Regarding the molding process, the desired mixture of ABS and barium sulfate (and, if included, a colorant and/or a flow agent) is molded using an injection molding process. Once the component is molded, the molded component can be painted. This molded component can be painted without a primer due to the ABS being used. In addition, this molded component allows solvent bonding using common industrial solvents such as MEK (also known as butanone) and methylene chloride. Also, this molded component has significantly improved color migration absorption properties as compared to conventional materials. Conventional materials, such as polybutylene terephthalate (PBT), absorb colorants used in polyester based fabrics. This absorption results in the staining of the conventional molded components. However, molded components including ABS do not have any color transfer from dyes used in polyester fabrics or other materials.

In an alternative embodiment, the toy figure can be a single piece of material and formed using a single molded piece of material.

Therefore, although the disclosed inventions are illustrated and described herein as embodied in one or more specific examples, it is nevertheless not intended to be limited to the details shown, since various modifications and structural changes may be made therein without departing from the scope of the inventions and within the scope and range of equivalents of the claims. Further, various features from one of the embodiments may be incorporated into another of the embodiments. Accordingly, it is appropriate that the appended claims be construed broadly and in a manner consistent with the scope of the disclosure as set forth in the following claims.

Claims

1. A toy figure, comprising:

a body including at least one molded component, the at least one molded component being formed from a composition comprising barium sulfate and ABS.

2. The toy figure of claim 1, wherein the composition includes about 20-80 weight percent barium sulfate and about 20-80 weight percent ABS.

3. The toy figure of claim 2, wherein the composition includes about 30-70 weight percent barium sulfate and about 30-70 weight percent ABS.

4. The toy figure of claim 3, wherein the composition includes about 40-60 weight percent barium sulfate and about 40-60 weight percent ABS.

5. The toy figure of claim 3, wherein the composition includes about 35-55 weight percent barium sulfate and about 45-65 weight percent ABS.

6. The toy figure of claim 1, wherein the toy figure includes a torso, a pair of legs, and a pair of arms, the at least one molded component being one of the legs.

7. The toy figure of claim 6, wherein each of the legs and the arms is molded from a composition of barium sulfate and ABS.

8. The toy figure of claim 1, wherein the composition includes a colorant.

9. The toy figure of claim 1, wherein the composition includes a flow agent.

10. A toy figure included a molded portion, the molded portion consisting essentially of:

barium sulfate; and

ABS.

11. The toy figure of claim 10, wherein the molded portion includes about 20-80 weight percent barium sulfate and about 20-80 weight percent ABS.

12. The toy figure of claim 11, wherein the molded portion includes about 30-70 weight percent barium sulfate and about 30-70 weight percent ABS.
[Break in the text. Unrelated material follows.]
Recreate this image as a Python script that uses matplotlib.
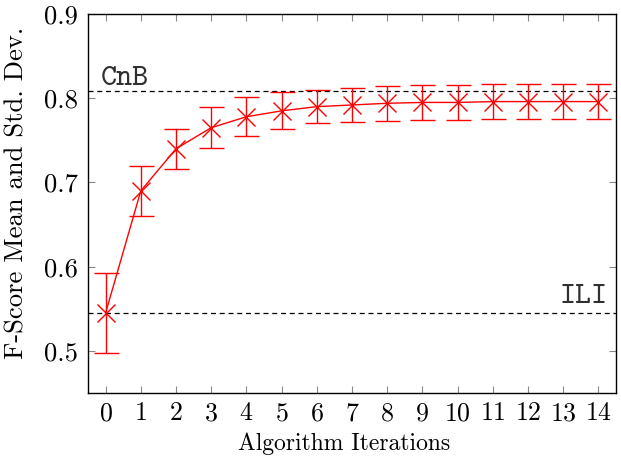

13. The toy figure of claim 12, wherein the molded portion includes about 40-60 weight percent barium sulfate and about 40-60 weight percent ABS.

14. The toy figure of claim 12, wherein the molded portion includes about 35-55 weight percent barium sulfate and about 45-65 weight percent ABS.

15. The toy figure of claim 10, wherein the toy figure includes a torso, a pair of legs, and a pair of arms, the molded portion including one of the legs.

16. The toy figure of claim 15, wherein each of the legs and the arms is molded from a composition of barium sulfate and ABS.

17. The toy figure of claim 10, wherein the composition includes a colorant.

18. The toy figure of claim 10, wherein the composition includes a flow agent.

19. A method of manufacturing a figure, the method comprising the steps of:

mixing a composition comprising about 35-60 weight percent barium sulfate and about 40-65 weight percent ABS; and

molding the composition to form the portion of the figure.

20. The method of claim 19, wherein the portion of the figure is a leg of the figure and the leg has a non-uniform thickness.